The ontology is in folder ontology/datajourneys.ttl

Approach for extracting data journeys / Evaluation

Kernels downloaded from Kaggle: kernels.zip. The content of the file is expanded in folder kernels/.

Datanode graph extraction

The algorithm presented in Listing 1 is implemented in file datajourney.py.

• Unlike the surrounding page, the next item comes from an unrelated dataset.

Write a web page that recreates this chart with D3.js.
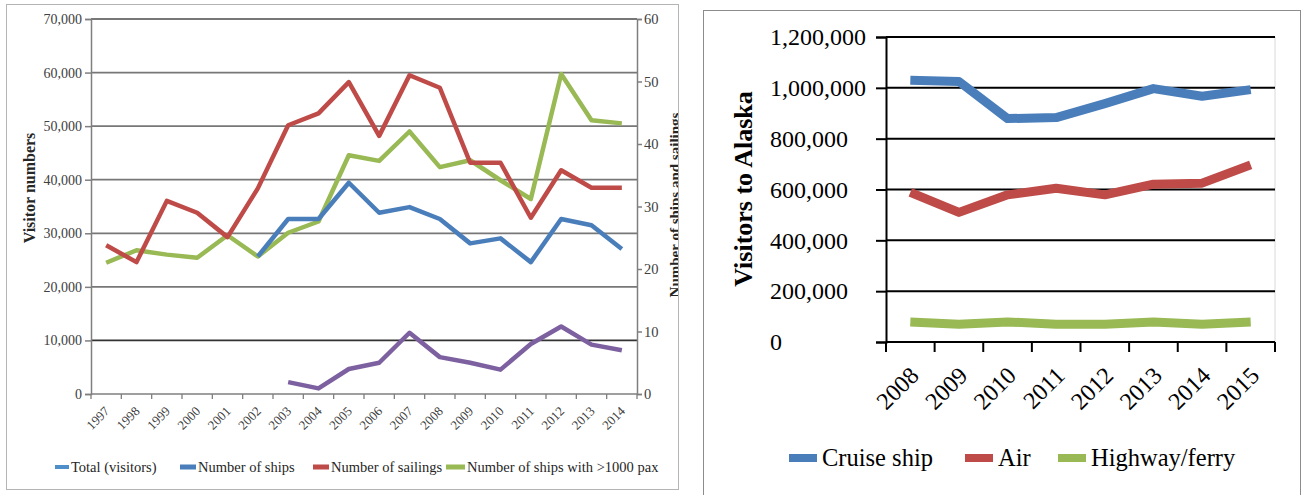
<!DOCTYPE html>
<html>
<head>
<meta charset="utf-8">
<script src="https://cdn.jsdelivr.net/npm/d3@7"></script>
<style>
  body { margin: 0; background: #fff; }
  svg { display: block; }
</style>
</head>
<body>
<div id="chart"></div>
<script>
"use strict";

// ---- left chart data (ships / sailings on right axis, 0-60) ----
const years1 = ["1997", "1998", "1999", "2000", "2001", "2002", "2003", "2004", "2005",
    "2006", "2007", "2008", "2009", "2010", "2011", "2012", "2013", "2014"];
const sailings = [23.8, 21.1, 30.9, 29.0, 25.1, 32.9, 43.0, 44.9, 49.9, 41.3, 51.0, 49.0, 37.0, 37.0, 28.2, 35.8, 33.0, 33.0];
const bigShips = [21.0, 23.0, 22.3, 21.8, 25.4, 22.0, 25.8, 27.6, 38.2, 37.3, 42.0, 36.3, 37.4, 34.2, 31.2, 51.2, 43.8, 43.3];
const ships = [null, null, null, null, null, 22.0, 28.0, 28.0, 33.8, 29.0, 29.9, 28.0, 24.1, 24.9, 21.1, 28.0, 27.0, 23.2];
const purpleVals = [null, null, null, null, null, null, 1.9, 0.9, 4.0, 5.0, 9.8, 5.9, 5.0, 3.9, 8.0, 10.8, 7.9, 7.0];
const leftTicks = [0, 10000, 20000, 30000, 40000, 50000, 60000, 70000];
const rightTicks = [0, 10, 20, 30, 40, 50, 60];
const legend1 = ["Total (visitors)", "Number of ships", "Number of sailings", "Number of ships with >1000 pax"];

// ---- right chart data ----
const years2 = ["2008", "2009", "2010", "2011", "2012", "2013", "2014", "2015"];
const cruise = [1030000, 1025000, 879000, 883000, 938000, 997000, 967000, 993000];
const air = [589000, 510000, 579000, 605000, 579000, 621000, 625000, 697000];
const highway = [79000, 70000, 79000, 70000, 70000, 79000, 70000, 79000];
const visitorTicks = [0, 200000, 400000, 600000, 800000, 1000000, 1200000];
const legend2 = ["Cruise ship", "Air", "Highway/ferry"];

const COLOR = { blue: "#4a7ebb", red: "#be4b48", green: "#98b954", purple: "#7d60a0", light: "#4f8fc9" };
const SERIF = "'Liberation Serif', 'DejaVu Serif', serif";

const svg = d3.select("#chart").append("svg")
    .attr("width", 1302)
    .attr("height", 495)
    .style("font-family", SERIF);

// =================== left panel ===================
svg.append("clipPath").attr("id", "leftClip")
    .append("rect").attr("x", 6).attr("y", 4).attr("width", 673).attr("height", 486);

const left = svg.append("g").attr("clip-path", "url(#leftClip)");

svg.append("rect")
    .attr("x", 6.5).attr("y", 4.5).attr("width", 672).attr("height", 485)
    .attr("fill", "none").attr("stroke", "#b4b4b4");

const L = { left: 91, right: 637, top: 19, bottom: 394 };
const xL = d3.scaleBand().domain(years1).range([L.left, L.right]);
const yL = d3.scaleLinear().domain([0, 70000]).range([L.bottom, L.top]);
const yR = d3.scaleLinear().domain([0, 60]).range([L.bottom, L.top]);

// gridlines
left.append("g")
    .selectAll("line")
    .data(leftTicks.filter(d => d > 0))
    .enter().append("line")
    .attr("x1", L.left).attr("x2", L.right)
    .attr("y1", d => yL(d)).attr("y2", d => yL(d))
    .attr("stroke", d => d === 10000 ? "#333" : "#777")
    .attr("stroke-width", 1.8);

// left axis
const axL = left.append("g")
    .attr("transform", `translate(${L.left},0)`)
    .call(d3.axisLeft(yL).tickValues(leftTicks).tickSize(6).tickPadding(3).tickFormat(d3.format(",")));
axL.select(".domain").attr("stroke", "#7f7f7f").attr("stroke-width", 1.5);
axL.selectAll(".tick line").attr("stroke", "#7f7f7f").attr("stroke-width", 1.5);
axL.selectAll("text").attr("font-family", SERIF).attr("font-size", 14).attr("fill", "#404040");

// right axis
const axR = left.append("g")
    .attr("transform", `translate(${L.right},0)`)
    .call(d3.axisRight(yR).tickValues(rightTicks).tickSize(5).tickPadding(2));
axR.select(".domain").attr("stroke", "#7f7f7f").attr("stroke-width", 1.5);
axR.selectAll(".tick line").attr("stroke", "#7f7f7f").attr("stroke-width", 1.5);
axR.selectAll("text").attr("font-family", SERIF).attr("font-size", 14.5).attr("fill", "#404040");

// x axis: labels from band axis, ticks on band boundaries
left.append("line")
    .attr("x1", L.left).attr("x2", L.right).attr("y1", L.bottom).attr("y2", L.bottom)
    .attr("stroke", "#7f7f7f").attr("stroke-width", 1.5);
left.append("g").selectAll("line")
    .data(years1.map(d => xL(d)).concat([L.right]))
    .enter().append("line")
    .attr("x1", d => d).attr("x2", d => d)
    .attr("y1", L.bottom).attr("y2", L.bottom + 5)
    .attr("stroke", "#7f7f7f").attr("stroke-width", 1.3);

const axX = left.append("g")
    .attr("transform", `translate(0,${L.bottom})`)
    .call(d3.axisBottom(xL).tickSize(0));
axX.select(".domain").remove();
axX.selectAll("text")
    .attr("font-family", SERIF).attr("font-size", 13).attr("fill", "#404040")
    .attr("text-anchor", "end")
    .attr("dy", null).attr("y", 0)
    .attr("transform", "translate(4,18) rotate(-45)");

// axis titles
left.append("text")
    .attr("transform", "translate(35,188) rotate(-90)")
    .attr("text-anchor", "middle")
    .attr("font-size", 16).attr("font-weight", "bold").attr("fill", "#262626")
    .text("Visitor numbers");
left.append("text")
    .attr("transform", "translate(680,205) rotate(-90)")
    .attr("text-anchor", "middle")
    .attr("font-size", 15).attr("font-weight", "bold").attr("fill", "#262626")
    .text("Number of ships and sailings");

// lines
const lineL = d3.line()
    .defined(d => d != null)
    .x((d, i) => xL(years1[i]) + xL.bandwidth() / 2)
    .y(d => yR(d));

[[bigShips, COLOR.green], [sailings, COLOR.red], [ships, COLOR.blue], [purpleVals, COLOR.purple]]
    .forEach(([vals, c]) => {
        left.append("path")
            .attr("d", lineL(vals))
            .attr("fill", "none")
            .attr("stroke", c)
            .attr("stroke-width", 4.5)
            .attr("stroke-linejoin", "round");
    });

// legend
const leg1 = left.append("g").attr("transform", "translate(0,467)");
const leg1X = [55, 180, 313, 446];
const leg1W = [14, 16, 16, 19];
const leg1H = [4, 5, 5, 5];
const leg1C = [COLOR.light, COLOR.blue, COLOR.red, COLOR.green];
legend1.forEach((name, i) => {
    leg1.append("rect")
        .attr("x", leg1X[i]).attr("y", -leg1H[i] / 2)
        .attr("width", leg1W[i]).attr("height", leg1H[i])
        .attr("fill", leg1C[i]);
    leg1.append("text")
        .attr("x", leg1X[i] + leg1W[i] + 2).attr("y", 5)
        .attr("font-size", 14.5).attr("fill", "#262626")
        .text(name);
});

// =================== right panel ===================
svg.append("rect")
    .attr("x", 703.5).attr("y", 10.5).attr("width", 597).attr("height", 500)
    .attr("fill", "none").attr("stroke", "#8c8c8c");

const right = svg.append("g");
const R = { left: 886, right: 1275, top: 37, bottom: 342 };
const xR = d3.scaleBand().domain(years2).range([R.left, R.right]);
const yV = d3.scaleLinear().domain([0, 1200000]).range([R.bottom, R.top]);

right.append("line")
    .attr("x1", R.right).attr("x2", R.right).attr("y1", R.top).attr("y2", R.bottom)
    .attr("stroke", "#d9d9d9");

right.append("g").selectAll("line")
    .data(visitorTicks.filter(d => d > 0))
    .enter().append("line")
    .attr("x1", R.left).attr("x2", R.right)
    .attr("y1", d => yV(d)).attr("y2", d => yV(d))
    .attr("stroke", "#000").attr("stroke-width", 2);

const axV = right.append("g")
    .attr("transform", `translate(${R.left},0)`)
    .call(d3.axisLeft(yV).tickValues(visitorTicks).tickSize(10).tickFormat(d3.format(",")));
axV.select(".domain").attr("stroke", "#000").attr("stroke-width", 2);
axV.selectAll(".tick line").attr("stroke", "#000").attr("stroke-width", 2);
axV.selectAll("text")
    .attr("font-family", SERIF).attr("font-size", 24).attr("fill", "#000")
    .attr("text-anchor", "start").attr("x", 770 - R.left);

right.append("line")
    .attr("x1", R.left).attr("x2", R.right).attr("y1", R.bottom).attr("y2", R.bottom)
    .attr("stroke", "#000").attr("stroke-width", 2);
right.append("g").selectAll("line")
    .data(years2.map(d => xR(d)).concat([R.right]))
    .enter().append("line")
    .attr("x1", d => d).attr("x2", d => d)
    .attr("y1", R.bottom).attr("y2", R.bottom + 10)
    .attr("stroke", "#000").attr("stroke-width", 2);

const axX2 = right.append("g")
    .attr("transform", `translate(0,${R.bottom})`)
    .call(d3.axisBottom(xR).tickSize(0));
axX2.select(".domain").remove();
axX2.selectAll("text")
    .attr("font-family", SERIF).attr("font-size", 24).attr("fill", "#000")
    .attr("text-anchor", "end")
    .attr("dy", null).attr("y", 0)
    .attr("transform", "translate(10,35) rotate(-45)");

right.append("text")
    .attr("transform", "translate(752,189) rotate(-90)")
    .attr("text-anchor", "middle")
    .attr("font-size", 26).attr("font-weight", "bold").attr("fill", "#000")
    .text("Visitors to Alaska");

const lineR = d3.line()
    .x((d, i) => xR(years2[i]) + xR.bandwidth() / 2)
    .y(d => yV(d));

[[cruise, COLOR.blue], [air, COLOR.red], [highway, COLOR.green]].forEach(([vals, c]) => {
    right.append("path")
        .attr("d", lineR(vals))
        .attr("fill", "none")
        .attr("stroke", c)
        .attr("stroke-width", 9)
        .attr("stroke-linejoin", "round");
});

const leg2 = right.append("g").attr("transform", "translate(0,458)");
const leg2X = [789, 965, 1058];
[COLOR.blue, COLOR.red, COLOR.green].forEach((c, i) => {
    leg2.append("rect")
        .attr("x", leg2X[i]).attr("y", -4)
        .attr("width", 28).attr("height", 8)
        .attr("fill", c);
    leg2.append("text")
        .attr("x", leg2X[i] + 33).attr("y", 8)
        .attr("font-size", 24.5).attr("fill", "#000")
        .text(legend2[i]);
});
</script>
</body>
</html>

The process is divided in two steps:

  1. (dj-py3.8) $ python process_kernels.py generates a datanode representation in DOT format. Output is saved in folders sources/ (python code only from notebboks) and graphs/ (directed graph in DOT format). The first includes the source code extracted from the notebook and the graphs/ folder includes the generated datanode graphs in DOT format.
  2. (dj-py3.8) $ python generate_rdf.py reengineers the content to RDF. Output is saved in folder rdf/ and graphs/.

The rdf/ folder includes the datanode graphs extracted.

Knowledge expansion

The Frequent Activity Table (FAT) is produced running the following SPARQL query on a Triple Store containing all the RDF files generated in the previous step. The triple store used is Blazegraph, in folder blazegraph/.

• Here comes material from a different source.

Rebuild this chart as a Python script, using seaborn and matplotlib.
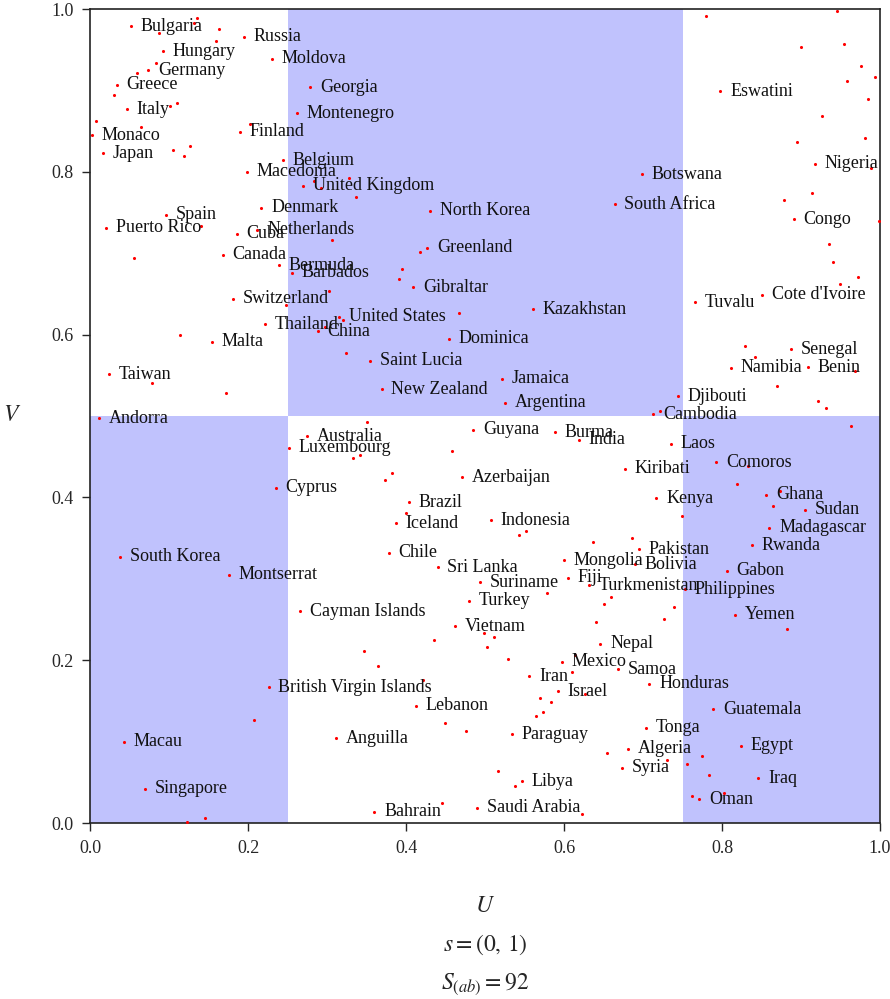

  1. Load the RDF files with script cd blazegraph && ./bulk_load.sh
  2. Start blazegraph: $ java -jar -Xmx4G blazegraph.jar, UI can be accessed from the browser (follow the instructions in terminal)
  3. The Frequent Activity Table (FAT) is generated with a SPARQL query counting the number of occurrences of the properties in the graph:
SELECT ?arc (COUNT(*) as ?count)
WHERE {
  [] ?arc []
} 
group by ?arc
order by desc(?count)
  1. The Frequent Activity Table (FAT) annotated with activity types was produced with a Google Spreadsheet, accessible at this URL: https://docs.google.com/spreadsheets/d/1zx_XK9VhEtgxFFXpFy9RYzX5MDxZxZZDnqxOqvkXoDQ/edit?usp=sharing

  2. Rules are generated with notebook Process ARCS rules.ipynb. SPARQL Construct queries are reported in file activity_rules.json.

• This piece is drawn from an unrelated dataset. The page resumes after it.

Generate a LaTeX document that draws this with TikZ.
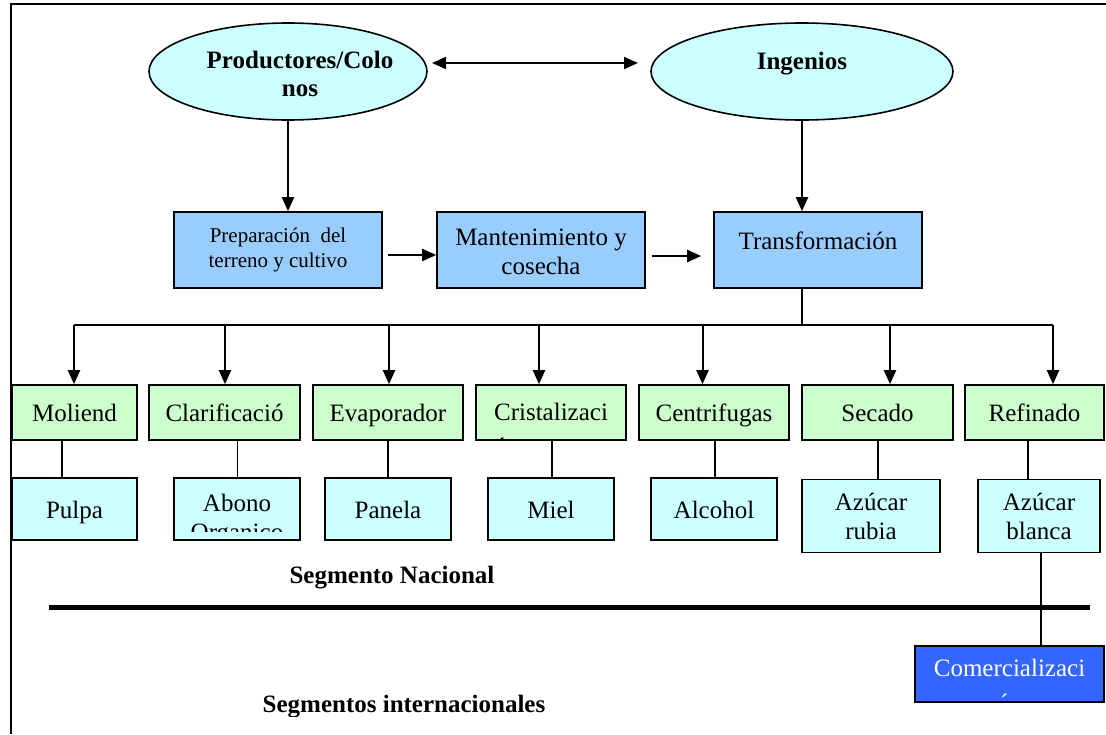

  3. The training dataset is then produced by querying the triple store for instances of the arcs reported in Table 2, using the following SPARQL query:

PREFIX rdfs: <http://www.w3.org/2000/01/rdf-schema#> 
PREFIX owl:  <http://www.w3.org/2002/07/owl#> 
PREFIX dj:   <http://purl.org/dj/> 
PREFIX : <http://purl.org/datajourneys/> 

SELECT DISTINCT ?Notebook ?Node ?Arc ?Label ?Team
WHERE {
  BIND ( STRBEFORE(SUBSTR(STR(?Node), 27), "#") AS ?Notebook ) .
  { BIND(dj:print as ?Arc) . BIND(":Visualisation" AS ?Label) . ?Node ?Arc [] . }
  UNION
  { BIND(dj:append as ?Arc) . BIND(":Preparation" AS ?Label) . ?Node ?Arc [] . }
  UNION
  { BIND(dj:plot as ?Arc) . BIND("T1" AS ?Team) . BIND(":Visualisation" AS ?Label) . ?Node ?Arc [] . }
  UNION
  { BIND(dj:Add as ?Arc) . BIND("T1" AS ?Team) . BIND(":Preparation" AS ?Label) . ?Node ?Arc [] . }
  UNION
  { BIND(dj:importedBy as ?Arc) . BIND("T1" AS ?Team) . BIND(":Reuse" AS ?Label) . ?Node ?Arc [] . }
  UNION
  { BIND(dj:read_csv as ?Arc) . BIND("T1" AS ?Team) . BIND(":Movement" AS ?Label) . ?Node ?Arc [] . }
  UNION
  { BIND(dj:to_csv as ?Arc) . BIND("T1" AS ?Team) . BIND(":Movement" AS ?Label) . ?Node ?Arc [] . }
  UNION
  { BIND(dj:predict as ?Arc) . BIND("T1" AS ?Team) . BIND(":Analysis" AS ?Label) . ?Node ?Arc [] . }
  UNION
  { BIND(dj:tanh as ?Arc) . BIND("T1" AS ?Team) . BIND(":Analysis" AS ?Label) . ?Node ?Arc [] . }
  UNION
  { BIND(dj:subplots as ?Arc) . BIND("T2" AS ?Team) . BIND(":Visualisation" AS ?Label) . ?Node ?Arc [] . }
  UNION
  { BIND(dj:iteratorOf as ?Arc) . BIND("T2" AS ?Team) . BIND(":Preparation" AS ?Label) . ?Node ?Arc [] . }
  UNION
  { BIND(dj:_argToVar as ?Arc) . BIND("T2" AS ?Team) . BIND(":Reuse" AS ?Label) . ?Node ?Arc [] . }
  UNION
  { BIND(dj:copy as ?Arc) . BIND("T1" AS ?Team) . BIND(":Movement" AS ?Label) . ?Node ?Arc [] . }
  UNION
  { BIND(dj:fit as ?Arc) . BIND("T1" AS ?Team) . BIND(":Analysis" AS ?Label) . ?Node ?Arc [] . }
}

The output is saved in file MultiClassification.csv (please note that the Team column was not used in the final experiments, as we opted for random sampling).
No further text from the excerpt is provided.